-- BEGIN Rows --

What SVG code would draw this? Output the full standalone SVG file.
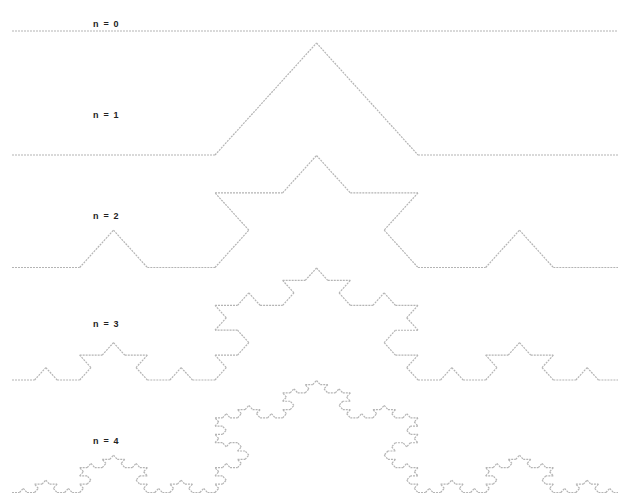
<svg xmlns="http://www.w3.org/2000/svg" xmlns:xlink="http://www.w3.org/1999/xlink" width="618" height="500" viewBox="0 0 618 500">
<style>
.k{fill:none;stroke:#b4b4b4;stroke-width:1.2;vector-effect:non-scaling-stroke;stroke-dasharray:2 1}
.lbl{font-family:"Liberation Sans",Arial,sans-serif;font-size:9px;font-weight:bold;fill:#222;letter-spacing:1.2px}
</style>
<defs>
<path id="k0" class="k" d="M0 0H609"/>
<g id="k1">
<use href="#k0" transform="scale(0.3333333)"/>
<use href="#k0" transform="translate(203,0) rotate(-60) scale(0.3333333)"/>
<use href="#k0" transform="translate(304.5,-175.7962) rotate(60) scale(0.3333333)"/>
<use href="#k0" transform="translate(406,0) scale(0.3333333)"/>
</g>
<g id="k2">
<use href="#k1" transform="scale(0.3333333)"/>
<use href="#k1" transform="translate(203,0) rotate(-60) scale(0.3333333)"/>
<use href="#k1" transform="translate(304.5,-175.7962) rotate(60) scale(0.3333333)"/>
<use href="#k1" transform="translate(406,0) scale(0.3333333)"/>
</g>
<g id="k3">
<use href="#k2" transform="scale(0.3333333)"/>
<use href="#k2" transform="translate(203,0) rotate(-60) scale(0.3333333)"/>
<use href="#k2" transform="translate(304.5,-175.7962) rotate(60) scale(0.3333333)"/>
<use href="#k2" transform="translate(406,0) scale(0.3333333)"/>
</g>
<g id="k4">
<use href="#k3" transform="scale(0.3333333)"/>
<use href="#k3" transform="translate(203,0) rotate(-60) scale(0.3333333)"/>
<use href="#k3" transform="translate(304.5,-175.7962) rotate(60) scale(0.3333333)"/>
<use href="#k3" transform="translate(406,0) scale(0.3333333)"/>
</g>
</defs>
<rect width="618" height="500" fill="#fff"/>
<g id="level0">
<text class="lbl" x="93" y="27">n = 0</text>
<use href="#k0" transform="translate(12,31)"/>
</g>
<g id="level1">
<text class="lbl" x="93" y="118">n = 1</text>
<use href="#k1" transform="translate(12,155) scale(1,0.6371)"/>
</g>
<g id="level2">
<text class="lbl" x="93" y="219">n = 2</text>
<use href="#k2" transform="translate(12,267.5) scale(1,0.6371)"/>
</g>
<g id="level3">
<text class="lbl" x="93" y="327">n = 3</text>
<use href="#k3" transform="translate(12,380) scale(1,0.6371)"/>
</g>
<g id="level4">
<text class="lbl" x="93" y="444">n = 4</text>
<use href="#k4" transform="translate(12,492.5) scale(1,0.6371)"/>
</g>
</svg>
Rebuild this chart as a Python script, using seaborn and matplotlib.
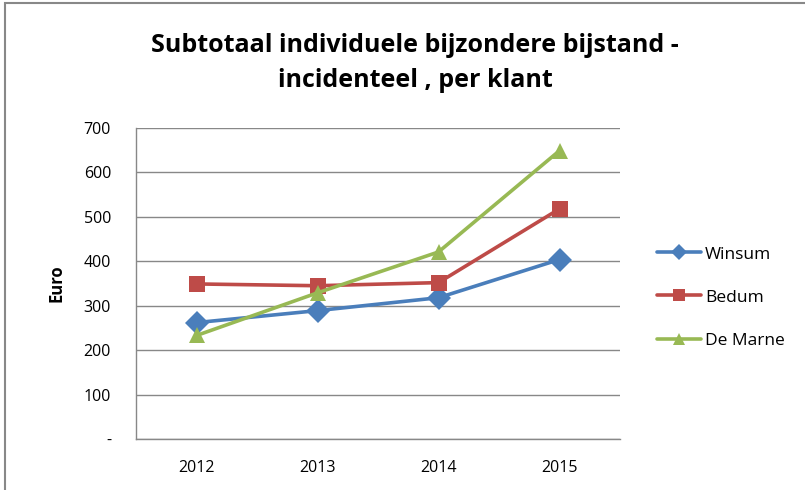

-- END Rows --

All the records above need to be given again word for word. Skip the pictures.

Exercise result:
What SVG code would draw this? Output the full standalone SVG file.
<svg xmlns="http://www.w3.org/2000/svg" xmlns:xlink="http://www.w3.org/1999/xlink" width="618" height="500" viewBox="0 0 618 500">
<style>
.k{fill:none;stroke:#b4b4b4;stroke-width:1.2;vector-effect:non-scaling-stroke;stroke-dasharray:2 1}
.lbl{font-family:"Liberation Sans",Arial,sans-serif;font-size:9px;font-weight:bold;fill:#222;letter-spacing:1.2px}
</style>
<defs>
<path id="k0" class="k" d="M0 0H609"/>
<g id="k1">
<use href="#k0" transform="scale(0.3333333)"/>
<use href="#k0" transform="translate(203,0) rotate(-60) scale(0.3333333)"/>
<use href="#k0" transform="translate(304.5,-175.7962) rotate(60) scale(0.3333333)"/>
<use href="#k0" transform="translate(406,0) scale(0.3333333)"/>
</g>
<g id="k2">
<use href="#k1" transform="scale(0.3333333)"/>
<use href="#k1" transform="translate(203,0) rotate(-60) scale(0.3333333)"/>
<use href="#k1" transform="translate(304.5,-175.7962) rotate(60) scale(0.3333333)"/>
<use href="#k1" transform="translate(406,0) scale(0.3333333)"/>
</g>
<g id="k3">
<use href="#k2" transform="scale(0.3333333)"/>
<use href="#k2" transform="translate(203,0) rotate(-60) scale(0.3333333)"/>
<use href="#k2" transform="translate(304.5,-175.7962) rotate(60) scale(0.3333333)"/>
<use href="#k2" transform="translate(406,0) scale(0.3333333)"/>
</g>
<g id="k4">
<use href="#k3" transform="scale(0.3333333)"/>
<use href="#k3" transform="translate(203,0) rotate(-60) scale(0.3333333)"/>
<use href="#k3" transform="translate(304.5,-175.7962) rotate(60) scale(0.3333333)"/>
<use href="#k3" transform="translate(406,0) scale(0.3333333)"/>
</g>
</defs>
<rect width="618" height="500" fill="#fff"/>
<g id="level0">
<text class="lbl" x="93" y="27">n = 0</text>
<use href="#k0" transform="translate(12,31)"/>
</g>
<g id="level1">
<text class="lbl" x="93" y="118">n = 1</text>
<use href="#k1" transform="translate(12,155) scale(1,0.6371)"/>
</g>
<g id="level2">
<text class="lbl" x="93" y="219">n = 2</text>
<use href="#k2" transform="translate(12,267.5) scale(1,0.6371)"/>
</g>
<g id="level3">
<text class="lbl" x="93" y="327">n = 3</text>
<use href="#k3" transform="translate(12,380) scale(1,0.6371)"/>
</g>
<g id="level4">
<text class="lbl" x="93" y="444">n = 4</text>
<use href="#k4" transform="translate(12,492.5) scale(1,0.6371)"/>
</g>
</svg>
Rebuild this chart as a Python script, using seaborn and matplotlib.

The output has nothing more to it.